The female monastic community began in 1979, when Chithurst Monastery admitted four Western women as anagārikās. From 1979 to 1983 the women lived in a cottage a short walk from the main house, on the edge of Chithurst forest. In 1983, Ajahn Sumedho ordained the nuns as 10 Precept sīladhārā nuns at Chithurst. In 1984 the order outgrew the cottage, and the nuns community moved to Amaravati. According to the Forest Sangha newsletter: "Some years later a small group of nuns returned to Chithurst Monastery to establish a second sīladhārā community there."

====Milntuim House====
In 2012, another center for the Siladharas was purchased in Perthshire, Scotland, known as the Milntuim House. Ajahn Candasiri writes:

The intention is for Milntuim eventually to be a place where sīladharā and anagārikās can live in community for periods of time following a monastic routine, hopefully, without some of the complexities of the larger double communities. There would also be facilities for individual sīladharā to spend up to several months in solitary retreat. In addition I would hope that it can support the practice of lay friends near and far and – as far as our monastic discipline permits – integrate with the local community.

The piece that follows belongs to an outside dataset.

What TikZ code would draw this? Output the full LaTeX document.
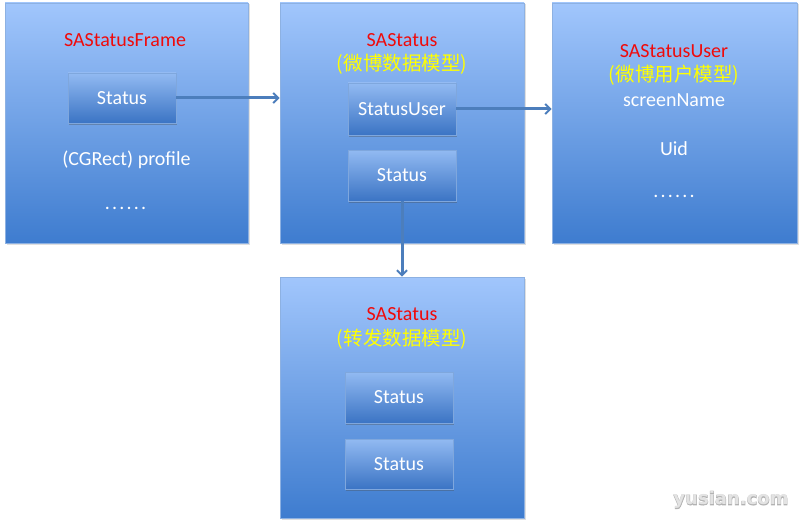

===2009 Ordination at Bodhinyana===

On 22 October 2009 Ajahn Brahm facilitated an ordination ceremony for bhikkhunis where four female Buddhists, Venerable Ajahn Vayama, and Venerables Nirodha, Seri and Hasapanna, were ordained into Ajahn Brahm's lineage. Bhante Sujato along with his teacher Ajahn Brahm were involved with re-establishing bhikkhuni Ordination in the Forest sangha of Ajahn Chah. Bhante Sujato along with other scholars such as Brahm and Bhikkhu Analayo had come to the conclusion that there was no valid reason the extinct bhikkhuni order couldn't be re-established. A number of Buddhist monastics and scholars worldwide expressed sympathy with Brahm's stance, expressing concern at what they perceived to be limitations, contradictions and ahistoricism in structural approaches to the currently existing Siladhara Order and its barriers placed on full bhikkuni ordination. The ordination ceremony however, led to Brahm's expulsion from the Thai Forest Lineage of Ajahn Chah. The ordination ceremony took place at Ajahn Brahm's Bodhinyana Monastery at Serpentine (near Perth, WA), Australia. For his actions of 22 October 2009, on 1 November 2009, at a meeting of senior members of the Thai monastic sangha, held at Wat Pah Pong, Ubon Ratchathani, Thailand, Brahm was removed from the Ajahn Chah Forest Sangha lineage and is no longer associated with the main monastery in Thailand, Wat Pah Pong, nor with any of the other Western Forest Sangha branch monasteries of the Ajahn Chah tradition. Bhante Sujato—remaining faithful to his convictions that there was no reason the order should not be revived—resisted pressure and intimidation and went on to found Santi Forest Monastery, and, following Bhante Sujato's wishes, Santi became a thriving and successful Bhikkhunī ( Buddhist nun's ) monastery Vihara in 2012.